*WRITTEN INSTRUCTION*
All of the data that follows should be retyped exactly, please, except the pictures.

#####

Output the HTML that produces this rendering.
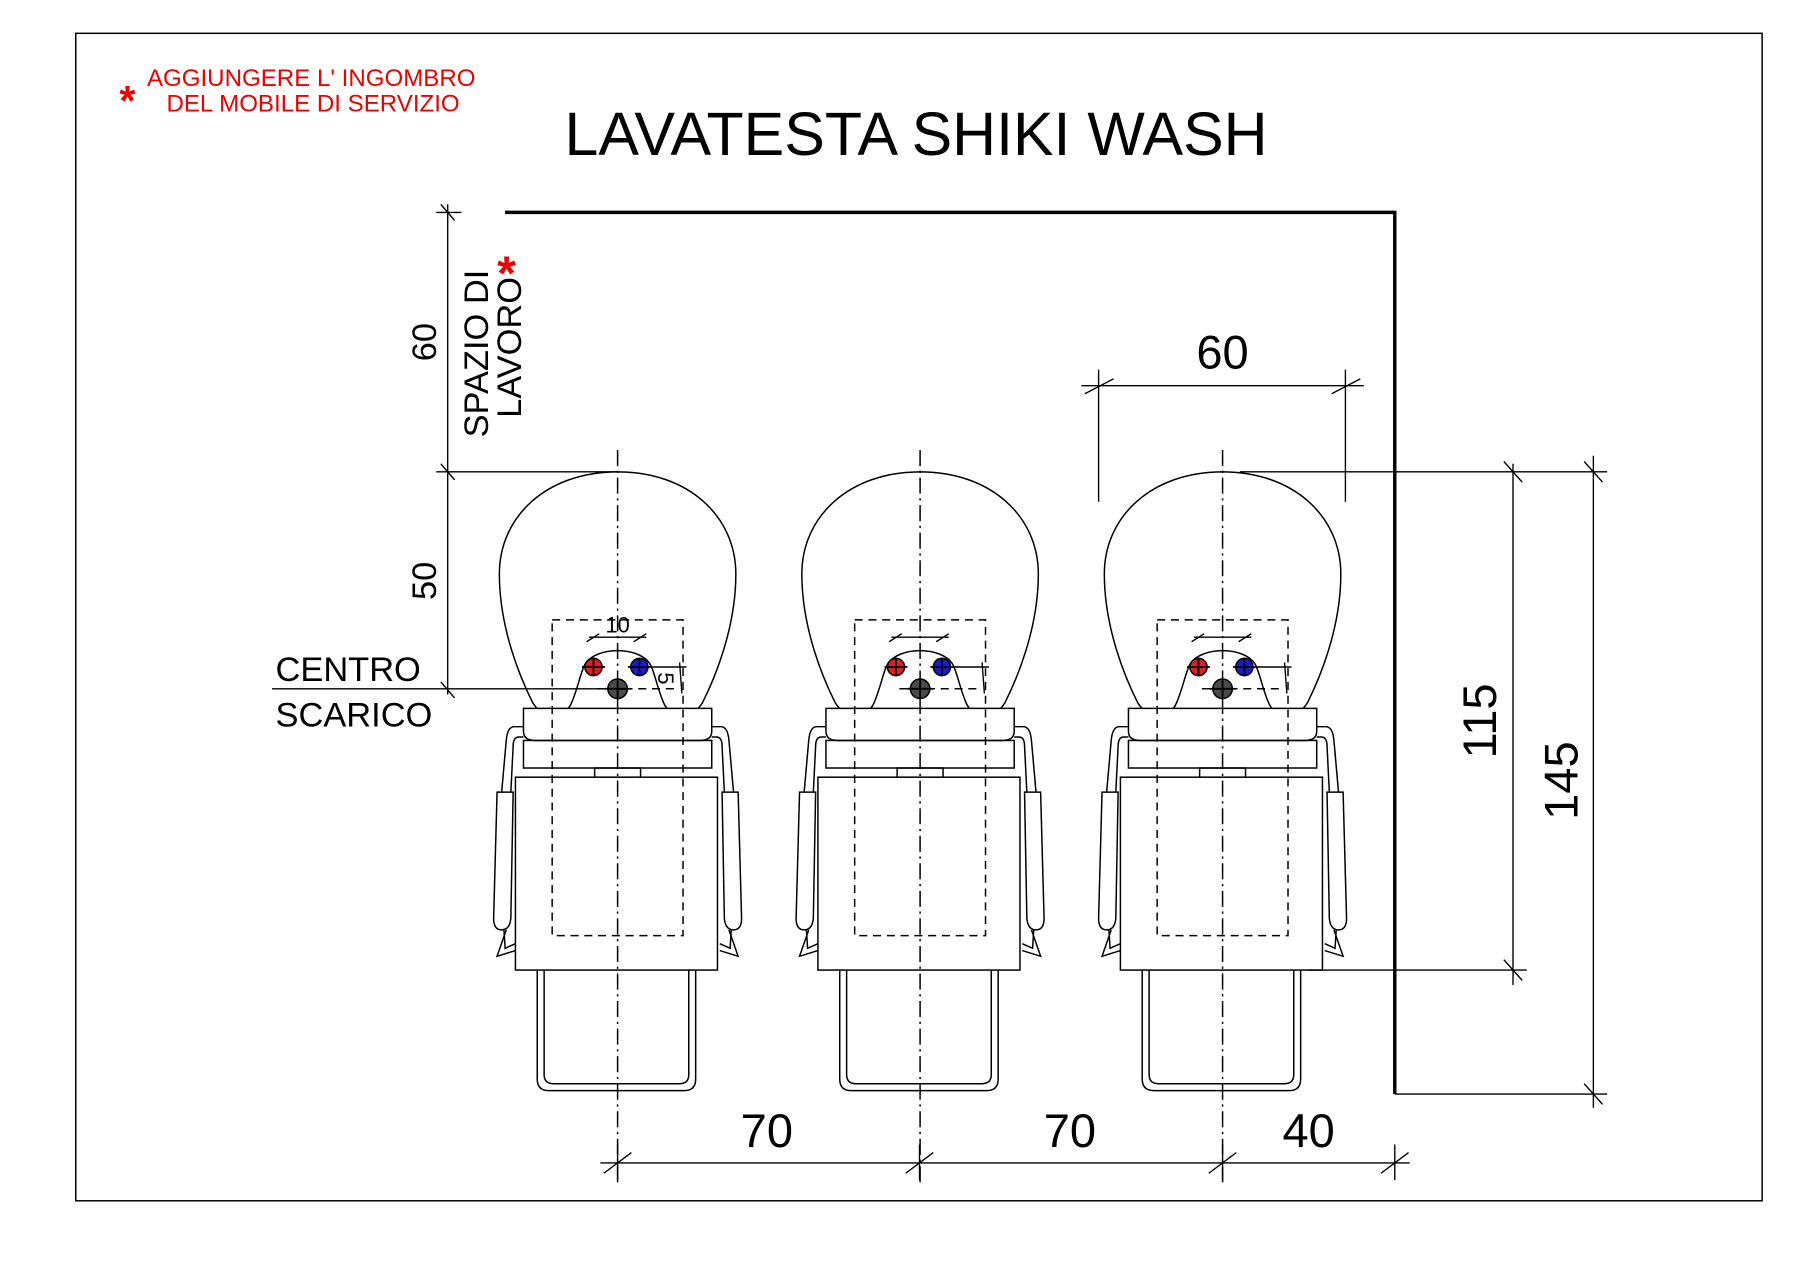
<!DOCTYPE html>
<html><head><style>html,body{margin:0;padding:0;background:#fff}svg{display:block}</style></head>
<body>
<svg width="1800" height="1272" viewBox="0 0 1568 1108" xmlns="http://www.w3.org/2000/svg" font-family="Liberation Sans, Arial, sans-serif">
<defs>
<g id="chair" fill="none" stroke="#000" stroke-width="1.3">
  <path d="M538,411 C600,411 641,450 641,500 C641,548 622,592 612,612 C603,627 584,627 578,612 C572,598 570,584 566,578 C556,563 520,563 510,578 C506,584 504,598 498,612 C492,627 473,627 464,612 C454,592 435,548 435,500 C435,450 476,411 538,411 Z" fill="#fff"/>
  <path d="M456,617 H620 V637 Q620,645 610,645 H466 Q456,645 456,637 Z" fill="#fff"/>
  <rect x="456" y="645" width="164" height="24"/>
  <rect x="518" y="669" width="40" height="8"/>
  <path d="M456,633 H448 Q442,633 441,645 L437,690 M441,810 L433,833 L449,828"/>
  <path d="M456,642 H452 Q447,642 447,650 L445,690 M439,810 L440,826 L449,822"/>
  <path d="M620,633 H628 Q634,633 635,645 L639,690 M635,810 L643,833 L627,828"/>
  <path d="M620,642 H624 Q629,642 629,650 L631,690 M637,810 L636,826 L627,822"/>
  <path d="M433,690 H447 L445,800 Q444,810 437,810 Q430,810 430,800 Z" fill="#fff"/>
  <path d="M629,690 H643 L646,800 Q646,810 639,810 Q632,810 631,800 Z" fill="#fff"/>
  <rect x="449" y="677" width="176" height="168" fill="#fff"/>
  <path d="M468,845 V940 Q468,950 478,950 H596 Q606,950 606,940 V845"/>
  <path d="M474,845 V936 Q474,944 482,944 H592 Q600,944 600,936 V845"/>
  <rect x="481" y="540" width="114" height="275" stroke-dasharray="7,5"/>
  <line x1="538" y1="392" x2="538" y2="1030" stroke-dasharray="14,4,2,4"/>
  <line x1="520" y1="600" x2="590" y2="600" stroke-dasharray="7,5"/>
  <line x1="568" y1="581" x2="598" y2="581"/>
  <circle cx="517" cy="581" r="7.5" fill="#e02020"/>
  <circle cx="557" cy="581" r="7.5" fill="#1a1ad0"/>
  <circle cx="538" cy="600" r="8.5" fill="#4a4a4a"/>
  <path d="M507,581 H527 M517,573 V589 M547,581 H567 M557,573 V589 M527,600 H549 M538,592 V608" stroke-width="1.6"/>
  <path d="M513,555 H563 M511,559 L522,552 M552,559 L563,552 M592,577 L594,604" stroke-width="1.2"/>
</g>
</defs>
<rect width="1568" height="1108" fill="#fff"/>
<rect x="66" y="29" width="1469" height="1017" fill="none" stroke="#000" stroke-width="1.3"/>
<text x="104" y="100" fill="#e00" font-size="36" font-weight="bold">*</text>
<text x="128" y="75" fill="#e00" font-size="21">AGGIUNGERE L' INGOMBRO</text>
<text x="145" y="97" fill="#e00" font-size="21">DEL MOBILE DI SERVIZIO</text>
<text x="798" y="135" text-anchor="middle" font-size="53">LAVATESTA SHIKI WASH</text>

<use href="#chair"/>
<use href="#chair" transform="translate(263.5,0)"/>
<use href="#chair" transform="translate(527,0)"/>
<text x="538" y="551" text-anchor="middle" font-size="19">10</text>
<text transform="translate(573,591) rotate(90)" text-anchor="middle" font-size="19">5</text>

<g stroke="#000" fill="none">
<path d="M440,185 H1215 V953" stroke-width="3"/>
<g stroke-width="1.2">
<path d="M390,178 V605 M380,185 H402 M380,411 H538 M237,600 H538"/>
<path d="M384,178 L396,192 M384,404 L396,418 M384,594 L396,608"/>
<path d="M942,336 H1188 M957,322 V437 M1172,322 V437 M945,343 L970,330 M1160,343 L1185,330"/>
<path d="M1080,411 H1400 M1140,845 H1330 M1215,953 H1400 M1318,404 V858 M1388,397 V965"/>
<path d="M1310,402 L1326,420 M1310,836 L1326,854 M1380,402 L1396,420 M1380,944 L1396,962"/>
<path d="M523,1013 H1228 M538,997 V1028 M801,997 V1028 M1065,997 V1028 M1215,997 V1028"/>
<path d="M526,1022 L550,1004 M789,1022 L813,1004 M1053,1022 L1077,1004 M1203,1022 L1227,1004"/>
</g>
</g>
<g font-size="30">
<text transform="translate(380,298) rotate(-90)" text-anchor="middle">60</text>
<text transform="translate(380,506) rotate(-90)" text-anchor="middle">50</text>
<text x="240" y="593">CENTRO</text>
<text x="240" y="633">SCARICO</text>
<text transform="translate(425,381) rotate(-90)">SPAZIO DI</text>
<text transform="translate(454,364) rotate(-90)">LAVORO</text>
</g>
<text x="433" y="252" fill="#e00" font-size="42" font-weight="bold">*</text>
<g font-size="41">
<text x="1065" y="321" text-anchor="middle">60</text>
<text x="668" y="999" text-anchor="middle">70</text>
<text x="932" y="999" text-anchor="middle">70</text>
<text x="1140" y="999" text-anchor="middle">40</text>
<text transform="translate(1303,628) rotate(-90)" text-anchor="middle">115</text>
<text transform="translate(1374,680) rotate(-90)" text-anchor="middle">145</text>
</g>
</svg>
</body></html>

#####

*THE REPLY*
Output the HTML that produces this rendering.
<!DOCTYPE html>
<html><head><style>html,body{margin:0;padding:0;background:#fff}svg{display:block}</style></head>
<body>
<svg width="1800" height="1272" viewBox="0 0 1568 1108" xmlns="http://www.w3.org/2000/svg" font-family="Liberation Sans, Arial, sans-serif">
<defs>
<g id="chair" fill="none" stroke="#000" stroke-width="1.3">
  <path d="M538,411 C600,411 641,450 641,500 C641,548 622,592 612,612 C603,627 584,627 578,612 C572,598 570,584 566,578 C556,563 520,563 510,578 C506,584 504,598 498,612 C492,627 473,627 464,612 C454,592 435,548 435,500 C435,450 476,411 538,411 Z" fill="#fff"/>
  <path d="M456,617 H620 V637 Q620,645 610,645 H466 Q456,645 456,637 Z" fill="#fff"/>
  <rect x="456" y="645" width="164" height="24"/>
  <rect x="518" y="669" width="40" height="8"/>
  <path d="M456,633 H448 Q442,633 441,645 L437,690 M441,810 L433,833 L449,828"/>
  <path d="M456,642 H452 Q447,642 447,650 L445,690 M439,810 L440,826 L449,822"/>
  <path d="M620,633 H628 Q634,633 635,645 L639,690 M635,810 L643,833 L627,828"/>
  <path d="M620,642 H624 Q629,642 629,650 L631,690 M637,810 L636,826 L627,822"/>
  <path d="M433,690 H447 L445,800 Q444,810 437,810 Q430,810 430,800 Z" fill="#fff"/>
  <path d="M629,690 H643 L646,800 Q646,810 639,810 Q632,810 631,800 Z" fill="#fff"/>
  <rect x="449" y="677" width="176" height="168" fill="#fff"/>
  <path d="M468,845 V940 Q468,950 478,950 H596 Q606,950 606,940 V845"/>
  <path d="M474,845 V936 Q474,944 482,944 H592 Q600,944 600,936 V845"/>
  <rect x="481" y="540" width="114" height="275" stroke-dasharray="7,5"/>
  <line x1="538" y1="392" x2="538" y2="1030" stroke-dasharray="14,4,2,4"/>
  <line x1="520" y1="600" x2="590" y2="600" stroke-dasharray="7,5"/>
  <line x1="568" y1="581" x2="598" y2="581"/>
  <circle cx="517" cy="581" r="7.5" fill="#e02020"/>
  <circle cx="557" cy="581" r="7.5" fill="#1a1ad0"/>
  <circle cx="538" cy="600" r="8.5" fill="#4a4a4a"/>
  <path d="M507,581 H527 M517,573 V589 M547,581 H567 M557,573 V589 M527,600 H549 M538,592 V608" stroke-width="1.6"/>
  <path d="M513,555 H563 M511,559 L522,552 M552,559 L563,552 M592,577 L594,604" stroke-width="1.2"/>
</g>
</defs>
<rect width="1568" height="1108" fill="#fff"/>
<rect x="66" y="29" width="1469" height="1017" fill="none" stroke="#000" stroke-width="1.3"/>
<text x="104" y="100" fill="#e00" font-size="36" font-weight="bold">*</text>
<text x="128" y="75" fill="#e00" font-size="21">AGGIUNGERE L' INGOMBRO</text>
<text x="145" y="97" fill="#e00" font-size="21">DEL MOBILE DI SERVIZIO</text>
<text x="798" y="135" text-anchor="middle" font-size="53">LAVATESTA SHIKI WASH</text>

<use href="#chair"/>
<use href="#chair" transform="translate(263.5,0)"/>
<use href="#chair" transform="translate(527,0)"/>
<text x="538" y="551" text-anchor="middle" font-size="19">10</text>
<text transform="translate(573,591) rotate(90)" text-anchor="middle" font-size="19">5</text>

<g stroke="#000" fill="none">
<path d="M440,185 H1215 V953" stroke-width="3"/>
<g stroke-width="1.2">
<path d="M390,178 V605 M380,185 H402 M380,411 H538 M237,600 H538"/>
<path d="M384,178 L396,192 M384,404 L396,418 M384,594 L396,608"/>
<path d="M942,336 H1188 M957,322 V437 M1172,322 V437 M945,343 L970,330 M1160,343 L1185,330"/>
<path d="M1080,411 H1400 M1140,845 H1330 M1215,953 H1400 M1318,404 V858 M1388,397 V965"/>
<path d="M1310,402 L1326,420 M1310,836 L1326,854 M1380,402 L1396,420 M1380,944 L1396,962"/>
<path d="M523,1013 H1228 M538,997 V1028 M801,997 V1028 M1065,997 V1028 M1215,997 V1028"/>
<path d="M526,1022 L550,1004 M789,1022 L813,1004 M1053,1022 L1077,1004 M1203,1022 L1227,1004"/>
</g>
</g>
<g font-size="30">
<text transform="translate(380,298) rotate(-90)" text-anchor="middle">60</text>
<text transform="translate(380,506) rotate(-90)" text-anchor="middle">50</text>
<text x="240" y="593">CENTRO</text>
<text x="240" y="633">SCARICO</text>
<text transform="translate(425,381) rotate(-90)">SPAZIO DI</text>
<text transform="translate(454,364) rotate(-90)">LAVORO</text>
</g>
<text x="433" y="252" fill="#e00" font-size="42" font-weight="bold">*</text>
<g font-size="41">
<text x="1065" y="321" text-anchor="middle">60</text>
<text x="668" y="999" text-anchor="middle">70</text>
<text x="932" y="999" text-anchor="middle">70</text>
<text x="1140" y="999" text-anchor="middle">40</text>
<text transform="translate(1303,628) rotate(-90)" text-anchor="middle">115</text>
<text transform="translate(1374,680) rotate(-90)" text-anchor="middle">145</text>
</g>
</svg>
</body></html>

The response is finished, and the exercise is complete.